begin

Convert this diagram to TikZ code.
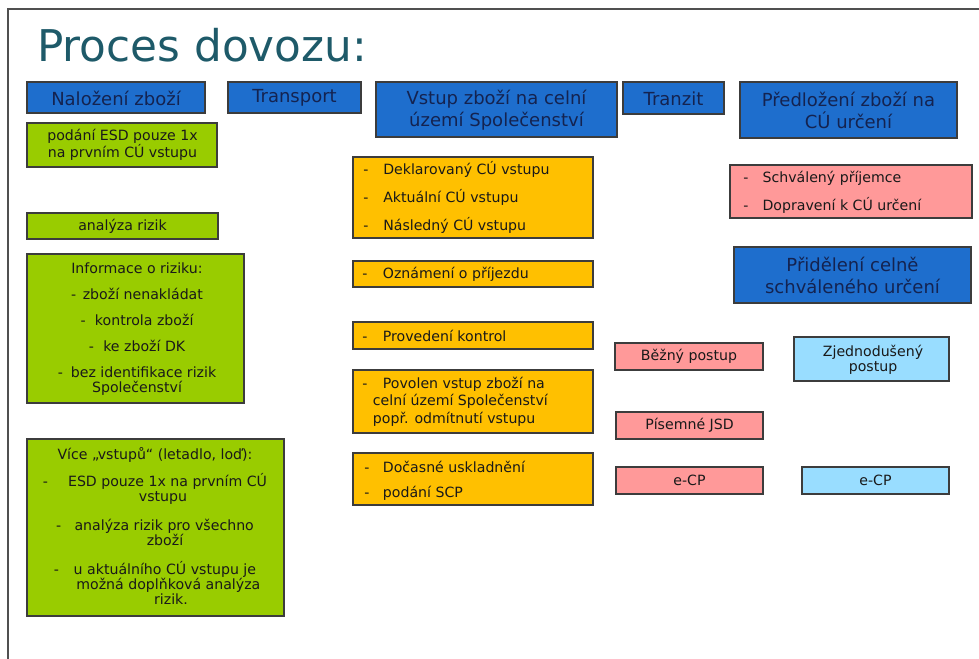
\documentclass[tikz,border=0pt]{standalone}
\usepackage{fontspec}
\setmainfont{DejaVu Sans}
\usepackage{xcolor}
\usepackage{tikz}

\definecolor{hdrblue}{RGB}{30,110,205}
\definecolor{boxgreen}{RGB}{153,204,0}
\definecolor{boxorange}{RGB}{255,192,0}
\definecolor{boxpink}{RGB}{255,153,153}
\definecolor{boxcyan}{RGB}{153,221,255}
\definecolor{titleteal}{RGB}{30,90,105}
\definecolor{hdrtext}{RGB}{20,35,80}
\definecolor{bodytext}{RGB}{25,25,25}
\definecolor{edgegray}{RGB}{60,60,60}

\begin{document}
\begin{tikzpicture}[x=0.75pt,y=0.75pt,yscale=-1,xscale=1,
  box/.style={draw=edgegray, line width=0.9pt},
  hdrbox/.style={box, fill=hdrblue},
  grnbox/.style={box, fill=boxgreen},
  orbox/.style={box, fill=boxorange},
  pinkbox/.style={box, fill=boxpink},
  cyanbox/.style={box, fill=boxcyan},
  hdrtxt/.style={inner sep=0pt, align=center, text=hdrtext, font=\fontsize{13.5}{16.5}\selectfont},
  bodytxt/.style={inner sep=0pt, text=bodytext, font=\fontsize{10.6}{11.5}\selectfont}]
\useasboundingbox (0,0) rectangle (979,659);

%slide frame
\draw [color={rgb, 255:red, 80; green, 80; blue, 80 }, line width=1.1pt] (979,9) -- (8,9) -- (8,659) ;

% Title
\node [anchor=base west, inner sep=0pt, text=titleteal, font=\fontsize{32.8}{36}\selectfont] (titulek) at (37,62) {Proces dovozu:};

%Header boxes
\draw [hdrbox] (27,82) rectangle (205,113) ;
\node [hdrtxt] (nalozeni) at (116,98) {Naložení zboží};
\draw [hdrbox] (228,82) rectangle (361,113) ;
\node [hdrtxt] (transport) at (294.5,98) {Transport};
\draw [hdrbox] (376,82) rectangle (617,137) ;
\node [hdrtxt] (vstup) at (496.5,110) {Vstup zboží na celní\\území Společenství};
\draw [hdrbox] (623,82) rectangle (724,114) ;
\node [hdrtxt] (tranzit) at (673.5,98.5) {Tranzit};
\draw [hdrbox] (740,82) rectangle (957,138) ;
\node [hdrtxt] (predlozeni) at (848.5,110.5) {Předložení zboží na\\CÚ určení};
\draw [hdrbox] (734,247) rectangle (971,303) ;
\node [hdrtxt] (prideleni) at (852.5,275.5) {Přidělení celně\\schváleného určení};

%Green boxes
\draw [grnbox] (27,123) rectangle (217,167) ;
\node [bodytxt, align=center] (esd) at (122.5,145) {podání ESD pouze 1x\\na prvním CÚ vstupu};
\draw [grnbox] (27,213) rectangle (218,239) ;
\node [bodytxt] (analyza) at (122.5,226) {analýza rizik};
\draw [grnbox] (27,254) rectangle (244,403) ;
\node [bodytxt, align=center] (informace) at (137,329) {Informace o riziku:\\[8pt]
-\hspace{5pt}zboží nenakládat\\[8pt]
-\hspace{7pt}kontrola zboží\\[8pt]
-\hspace{7pt}ke zboží DK\\[8pt]
-\hspace{6pt}bez identifikace rizik\\
Společenství};
\draw [grnbox] (27,439) rectangle (284,616) ;
\node [bodytxt, align=center] (vice) at (155,526) {Více „vstupů“ (letadlo, loď):\\[7pt]
-\hspace{15pt}ESD pouze 1x na prvním CÚ\\
\hspace*{12pt}vstupu\\[10pt]
-\hspace{10pt}analýza rizik pro všechno\\
\hspace*{15pt}zboží\\[10pt]
-\hspace{11pt}u aktuálního CÚ vstupu je\\
\hspace*{20pt}možná doplňková analýza\\
\hspace*{24pt}rizik.};

%Orange boxes
\draw [orbox] (353,157) rectangle (593,238) ;
\node [bodytxt, anchor=west, align=left] (celniurad) at (363,197.5) {\makebox[15pt][l]{-}Deklarovaný CÚ vstupu\\[8pt]
\makebox[15pt][l]{-}Aktuální CÚ vstupu\\[8pt]
\makebox[15pt][l]{-}Následný CÚ vstupu};
\draw [orbox] (353,261) rectangle (593,287) ;
\node [bodytxt, anchor=west] (oznameni) at (362,274) {\makebox[15.5pt][l]{-}Oznámení o příjezdu};
\draw [orbox] (353,322) rectangle (593,349) ;
\node [bodytxt, anchor=west] (kontrola) at (362,335.5) {\makebox[15.5pt][l]{-}Provedení kontrol};
\draw [orbox] (353,370) rectangle (593,433) ;
\node [bodytxt, anchor=west, align=left] (povolen) at (362,401.5) {\makebox[15.5pt][l]{-}Povolen vstup zboží na\\[1.5pt]
\hspace*{8pt}celní území Společenství\\[1.5pt]
\hspace*{8pt}popř. odmítnutí vstupu};
\draw [orbox] (353,453) rectangle (593,505) ;
\node [bodytxt, anchor=west, align=left] (docasne) at (364,480.5) {\makebox[14pt][l]{-}Dočasné uskladnění\\[7.5pt]
\makebox[14pt][l]{-}podání SCP};

%Pink boxes
\draw [pinkbox] (730,165) rectangle (972,218) ;
\node [bodytxt, anchor=west, align=left] (prijemce) at (743,192.5) {\makebox[14.5pt][l]{-}Schválený příjemce\\[7.5pt]
\makebox[14.5pt][l]{-}Dopravení k CÚ určení};
\draw [pinkbox] (615,343) rectangle (763,370) ;
\node [bodytxt] (bezny) at (689,356.5) {Běžný postup};
\draw [pinkbox] (616,412) rectangle (763,439) ;
\node [bodytxt] (jsd) at (689.5,425.5) {Písemné JSD};
\draw [pinkbox] (616,467) rectangle (763,494) ;
\node [bodytxt] (ecpbezny) at (689.5,480.5) {e-CP};

%Light blue boxes
\draw [cyanbox] (794,337) rectangle (949,381) ;
\node [bodytxt, align=center] (zjednoduseny) at (873,359.5) {Zjednodušený\\postup};
\draw [cyanbox] (802,467) rectangle (949,494) ;
\node [bodytxt] (ecpzjed) at (875.5,480.5) {e-CP};
\end{tikzpicture}
\end{document}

end

--- OBJECTIVE ---
Copy out each line exactly, without the pictures.

--- SOLUTION TO THIS PROBLEM ---
Convert this diagram to TikZ code.
\documentclass[tikz,border=0pt]{standalone}
\usepackage{fontspec}
\setmainfont{DejaVu Sans}
\usepackage{xcolor}
\usepackage{tikz}

\definecolor{hdrblue}{RGB}{30,110,205}
\definecolor{boxgreen}{RGB}{153,204,0}
\definecolor{boxorange}{RGB}{255,192,0}
\definecolor{boxpink}{RGB}{255,153,153}
\definecolor{boxcyan}{RGB}{153,221,255}
\definecolor{titleteal}{RGB}{30,90,105}
\definecolor{hdrtext}{RGB}{20,35,80}
\definecolor{bodytext}{RGB}{25,25,25}
\definecolor{edgegray}{RGB}{60,60,60}

\begin{document}
\begin{tikzpicture}[x=0.75pt,y=0.75pt,yscale=-1,xscale=1,
  box/.style={draw=edgegray, line width=0.9pt},
  hdrbox/.style={box, fill=hdrblue},
  grnbox/.style={box, fill=boxgreen},
  orbox/.style={box, fill=boxorange},
  pinkbox/.style={box, fill=boxpink},
  cyanbox/.style={box, fill=boxcyan},
  hdrtxt/.style={inner sep=0pt, align=center, text=hdrtext, font=\fontsize{13.5}{16.5}\selectfont},
  bodytxt/.style={inner sep=0pt, text=bodytext, font=\fontsize{10.6}{11.5}\selectfont}]
\useasboundingbox (0,0) rectangle (979,659);

%slide frame
\draw [color={rgb, 255:red, 80; green, 80; blue, 80 }, line width=1.1pt] (979,9) -- (8,9) -- (8,659) ;

% Title
\node [anchor=base west, inner sep=0pt, text=titleteal, font=\fontsize{32.8}{36}\selectfont] (titulek) at (37,62) {Proces dovozu:};

%Header boxes
\draw [hdrbox] (27,82) rectangle (205,113) ;
\node [hdrtxt] (nalozeni) at (116,98) {Naložení zboží};
\draw [hdrbox] (228,82) rectangle (361,113) ;
\node [hdrtxt] (transport) at (294.5,98) {Transport};
\draw [hdrbox] (376,82) rectangle (617,137) ;
\node [hdrtxt] (vstup) at (496.5,110) {Vstup zboží na celní\\území Společenství};
\draw [hdrbox] (623,82) rectangle (724,114) ;
\node [hdrtxt] (tranzit) at (673.5,98.5) {Tranzit};
\draw [hdrbox] (740,82) rectangle (957,138) ;
\node [hdrtxt] (predlozeni) at (848.5,110.5) {Předložení zboží na\\CÚ určení};
\draw [hdrbox] (734,247) rectangle (971,303) ;
\node [hdrtxt] (prideleni) at (852.5,275.5) {Přidělení celně\\schváleného určení};

%Green boxes
\draw [grnbox] (27,123) rectangle (217,167) ;
\node [bodytxt, align=center] (esd) at (122.5,145) {podání ESD pouze 1x\\na prvním CÚ vstupu};
\draw [grnbox] (27,213) rectangle (218,239) ;
\node [bodytxt] (analyza) at (122.5,226) {analýza rizik};
\draw [grnbox] (27,254) rectangle (244,403) ;
\node [bodytxt, align=center] (informace) at (137,329) {Informace o riziku:\\[8pt]
-\hspace{5pt}zboží nenakládat\\[8pt]
-\hspace{7pt}kontrola zboží\\[8pt]
-\hspace{7pt}ke zboží DK\\[8pt]
-\hspace{6pt}bez identifikace rizik\\
Společenství};
\draw [grnbox] (27,439) rectangle (284,616) ;
\node [bodytxt, align=center] (vice) at (155,526) {Více „vstupů“ (letadlo, loď):\\[7pt]
-\hspace{15pt}ESD pouze 1x na prvním CÚ\\
\hspace*{12pt}vstupu\\[10pt]
-\hspace{10pt}analýza rizik pro všechno\\
\hspace*{15pt}zboží\\[10pt]
-\hspace{11pt}u aktuálního CÚ vstupu je\\
\hspace*{20pt}možná doplňková analýza\\
\hspace*{24pt}rizik.};

%Orange boxes
\draw [orbox] (353,157) rectangle (593,238) ;
\node [bodytxt, anchor=west, align=left] (celniurad) at (363,197.5) {\makebox[15pt][l]{-}Deklarovaný CÚ vstupu\\[8pt]
\makebox[15pt][l]{-}Aktuální CÚ vstupu\\[8pt]
\makebox[15pt][l]{-}Následný CÚ vstupu};
\draw [orbox] (353,261) rectangle (593,287) ;
\node [bodytxt, anchor=west] (oznameni) at (362,274) {\makebox[15.5pt][l]{-}Oznámení o příjezdu};
\draw [orbox] (353,322) rectangle (593,349) ;
\node [bodytxt, anchor=west] (kontrola) at (362,335.5) {\makebox[15.5pt][l]{-}Provedení kontrol};
\draw [orbox] (353,370) rectangle (593,433) ;
\node [bodytxt, anchor=west, align=left] (povolen) at (362,401.5) {\makebox[15.5pt][l]{-}Povolen vstup zboží na\\[1.5pt]
\hspace*{8pt}celní území Společenství\\[1.5pt]
\hspace*{8pt}popř. odmítnutí vstupu};
\draw [orbox] (353,453) rectangle (593,505) ;
\node [bodytxt, anchor=west, align=left] (docasne) at (364,480.5) {\makebox[14pt][l]{-}Dočasné uskladnění\\[7.5pt]
\makebox[14pt][l]{-}podání SCP};

%Pink boxes
\draw [pinkbox] (730,165) rectangle (972,218) ;
\node [bodytxt, anchor=west, align=left] (prijemce) at (743,192.5) {\makebox[14.5pt][l]{-}Schválený příjemce\\[7.5pt]
\makebox[14.5pt][l]{-}Dopravení k CÚ určení};
\draw [pinkbox] (615,343) rectangle (763,370) ;
\node [bodytxt] (bezny) at (689,356.5) {Běžný postup};
\draw [pinkbox] (616,412) rectangle (763,439) ;
\node [bodytxt] (jsd) at (689.5,425.5) {Písemné JSD};
\draw [pinkbox] (616,467) rectangle (763,494) ;
\node [bodytxt] (ecpbezny) at (689.5,480.5) {e-CP};

%Light blue boxes
\draw [cyanbox] (794,337) rectangle (949,381) ;
\node [bodytxt, align=center] (zjednoduseny) at (873,359.5) {Zjednodušený\\postup};
\draw [cyanbox] (802,467) rectangle (949,494) ;
\node [bodytxt] (ecpzjed) at (875.5,480.5) {e-CP};
\end{tikzpicture}
\end{document}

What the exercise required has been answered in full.